The deal, which aims to give India access to American nuclear fuel and equipment to help meet its soaring energy needs even though it has tested nuclear weapons and is not a signatory to the Non-Proliferation Treaty, requires to be approved by the US Congress, the IAEA and the 45-nation Nuclear Suppliers Group (NSG).

"Final steps have to be taken with IAEA and NSG. A final vote by the US Congress is also required... Time is of the essence," Mulford said, addressing 'India@60: A New Age for Business" conference organized by the CII, USIBC and the Asia Society here.

The civil nuclear initiative with India will help the sub-continent nation in meeting its energy needs, he said, while describing as comprehensive the "456" relations or simply other areas of Indo-US relations.

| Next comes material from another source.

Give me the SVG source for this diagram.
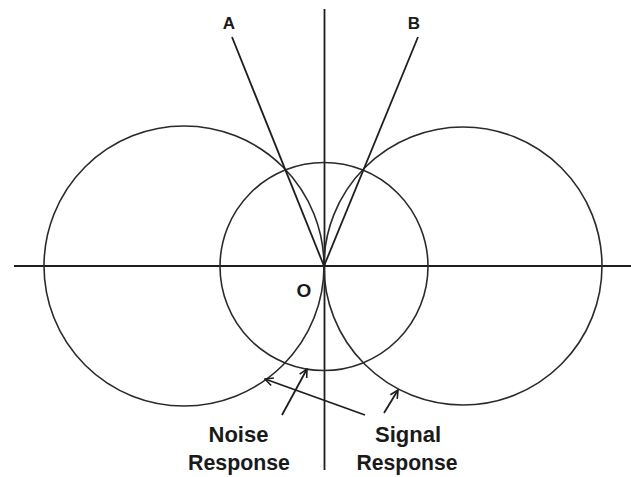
<svg xmlns="http://www.w3.org/2000/svg" width="631" height="477" viewBox="0 0 631 477">
<style>
.ln{stroke:#1e1e1e;stroke-width:1.8;fill:none}
.c{stroke:#2a2a2a;stroke-width:1.6;fill:none}
.lbl{font-family:"Liberation Sans",Arial,sans-serif;font-weight:bold;fill:#1a1a1a}
</style>
<defs>
<marker id="ah" viewBox="0 0 10 10" refX="9" refY="5" markerWidth="10" markerHeight="10" markerUnits="userSpaceOnUse" orient="auto">
<path d="M1,1 L9,5 L1,9" fill="none" stroke="#1e1e1e" stroke-width="1.6"/>
</marker>
</defs>
<rect width="631" height="477" fill="#fff"/>
<g id="axes">
<line class="ln" x1="14" y1="266" x2="631" y2="266"/>
<line class="ln" x1="324.5" y1="9" x2="324.5" y2="470"/>
</g>
<g id="left-circle"><circle class="c" cx="184" cy="266" r="140"/></g>
<g id="right-circle"><circle class="c" cx="463" cy="266" r="139"/></g>
<g id="middle-circle"><circle class="c" cx="324" cy="266.5" r="104"/></g>
<g id="connectors">
<line class="ln" x1="232" y1="37" x2="324" y2="266"/>
<line class="ln" x1="418" y1="37" x2="324" y2="266"/>
<line class="ln" x1="282" y1="415" x2="307" y2="369" marker-end="url(#ah)"/>
<line class="ln" x1="365" y1="415" x2="265" y2="379" marker-end="url(#ah)"/>
<line class="ln" x1="384" y1="413" x2="398" y2="390" marker-end="url(#ah)"/>
</g>
<g id="label-A"><text class="lbl" x="229" y="29" font-size="17" text-anchor="middle">A</text></g>
<g id="label-B"><text class="lbl" x="414" y="29" font-size="17" text-anchor="middle">B</text></g>
<g id="label-O"><text class="lbl" x="304" y="297" font-size="19" text-anchor="middle">O</text></g>
<g id="noise-label">
<text class="lbl" x="238.5" y="442" font-size="22" text-anchor="middle">Noise</text>
<text class="lbl" x="239" y="470" font-size="22" text-anchor="middle" textLength="102" lengthAdjust="spacingAndGlyphs">Response</text>
</g>
<g id="signal-label">
<text class="lbl" x="408" y="442" font-size="22" text-anchor="middle">Signal</text>
<text class="lbl" x="407" y="470" font-size="22" text-anchor="middle" textLength="101" lengthAdjust="spacingAndGlyphs">Response</text>
</g>
</svg>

Indian leaders, including External Affairs Minister Pranab Mukherjee, Finance Minister P Chidambaram, have been silent on the deal during the last four days of celebrations of India's 60th year of independence organized here by the CII and the Ministry of Tourism, barring a passing mention about the pact by India's Ambassador to the US Ronen Sen.

Sen, while addressing the Pravasi Bharatiya Divas New York 2007, mentioned that the Indo-US nuclear deal was an example of the strengthening ties between the two nations.

The Left parties, which offer crucial support to the UPA government in New Delhi, have been resisting the implementation of the agreement entered into in July 2005 saying it would compromise the country's sovereignty.

Earlier, Mulford described India as "nothing short of a modern miracle" for its attributes that include a large population, parliamentary democracy, rule of law, religious tolerance, great degree of human freedom, large private sector economy and its peaceful co-existence with the rest of the world.

He said Indo-US relations were at an all-time high and that Washington wanted to see India become a world power. He said the nuclear deal attempts to address one area of restriction to India's growth being its energy requirement.